Apalagi, sambungnya, sikap pemerintah tersebut patut dicurigai sebagai kompensasi atas rencana investasi Uni Emirat Arab (UEA) ke Indonesia. Pasalnya, UEA adalah negara pertama di kawasan Timur Tengah yang akhirnya memutuskan untuk normalisasi hubungan dengan Israel di abad 20 ini.
Ketua DPP PKS ini mendesak supaya pemerintah segera mencabut Israel dari daftar negara yang menerima pelayanan calling visa tersebut. Hal tersebut perlu dilakukan dalam upaya menjaga wibawa dan integritas pemerintah dalam percaturan politik global mengingat Indonesia sejak lama memiliki garis politik luar negeri yang tegas terhadap isu konflik Palestina-Israel.
Selain itu, ia menambahkan bahwa Indonesia tidak akan mengalami kerugian dari segi ekonomi, apalagi dikatakan melanggar HAM dengan mengecualikan negara Israel dari daftar tersebut. Pasalnya, Israel tidak termasuk dalam jajaran negara investor terbesar di Indonesia dan negara zionis tersebut terbukti memiliki catatan buruk tentang penegakan nilai HAM.
Melansir data dari BKPM pada tahun 2019, Singapura, Tiongkok, dan Jepang menempati posisi tiga teratas sebagai 10 negara investor terbesar di Indonesia. Sementara, tidak ada satupun negara dari kawasan Timur Tengah yang tercantum di dalam daftar negara investor, termasuk Israel.

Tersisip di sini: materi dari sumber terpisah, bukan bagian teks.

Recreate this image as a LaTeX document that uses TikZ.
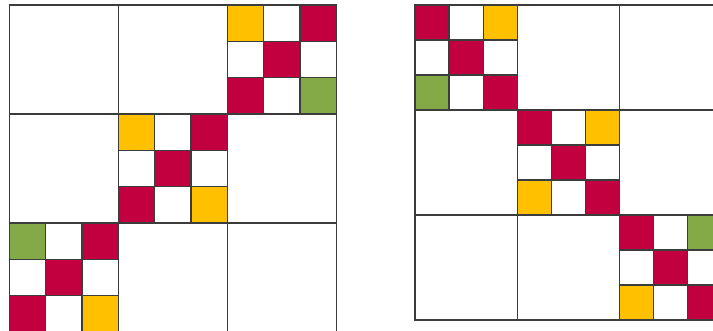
\documentclass[tikz,border=0pt]{standalone}
\definecolor{crimson}{HTML}{C3003F}
\definecolor{amber}{HTML}{FFC000}
\definecolor{olive}{HTML}{84AA48}
\definecolor{gridline}{HTML}{3C3C3C}
\tikzset{
  px/.style={x=0.03cm, y=-0.03cm},
  blockline/.style={draw=gridline, line width=1.1pt},
  cell/.style={fill=#1, draw=gridline, line width=1.1pt},
}
% #1 x, #2 y, #3 cell width, #4 cell height, #5 nine colours, row by row
\newcommand{\tiles}[5]{%
  \foreach \c [count=\k from 0] in {#5} {
    \pgfmathtruncatemacro{\col}{mod(\k,3)}
    \pgfmathtruncatemacro{\row}{div(\k,3)}
    \draw[cell=\c] ({#1+\col*#3}, {#2+\row*#4}) rectangle ++(#3, #4);
  }%
}

\begin{document}
\begin{tikzpicture}[px]
  \useasboundingbox (0, 0) rectangle (713, 330);
  \clip (0, 0) rectangle (713, 330);
  \fill[white] (0, 0) rectangle (713, 330);

  % ---------------------------------------------------------------- left matrix
  \foreach \i in {0, 1, 2} {
    \foreach \j in {0, 1, 2} {
      \draw[blockline] ({9.3+\i*109}, {5+\j*109}) rectangle ++(109, 109);
    }
  }
  \tiles{227.3}{5}{36.333}{36.333}{amber, white, crimson, white, crimson, white, crimson, white, olive}
  \tiles{118.3}{114}{36.333}{36.333}{amber, white, crimson, white, crimson, white, crimson, white, amber}
  \tiles{9.3}{223}{36.333}{36.333}{olive, white, crimson, white, crimson, white, crimson, white, amber}

  % ---------------------------------------------------------------- right matrix
  \foreach \i in {0, 1, 2} {
    \foreach \j in {0, 1, 2} {
      \draw[blockline] ({415+\i*102.3}, {5+\j*105}) rectangle ++(102.3, 105);
    }
  }
  \tiles{415}{5}{34.1}{35}{crimson, white, amber, white, crimson, white, olive, white, crimson}
  \tiles{517.3}{110}{34.1}{35}{crimson, white, amber, white, crimson, white, amber, white, crimson}
  \tiles{619.6}{215}{34.1}{35}{crimson, white, olive, white, crimson, white, amber, white, crimson}

\end{tikzpicture}
\end{document}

"Pada dasarnya saya tidak keberatan dengan kebijakan calling visa sepanjang mengecualikan Israel dari daftar tersebut. Dengan tetap membuka calling visa, saya akui akan membuka peluang investasi lebih luas. Namun, saya mengingatkan supaya pemerintah lebih cermat dalam menentukan negara prioritas dan tidak mengorbankan kepentingan yang lebih besar, yakni kepercayaan rakyat Indonesia dan umat muslim dunia, terhadap komitmen Indonesia untuk menjadi bangsa yang terdepan dalam membela nilai perikemanusiaan dan perikeadilan bagi bangsa Palestina," pungkasnya.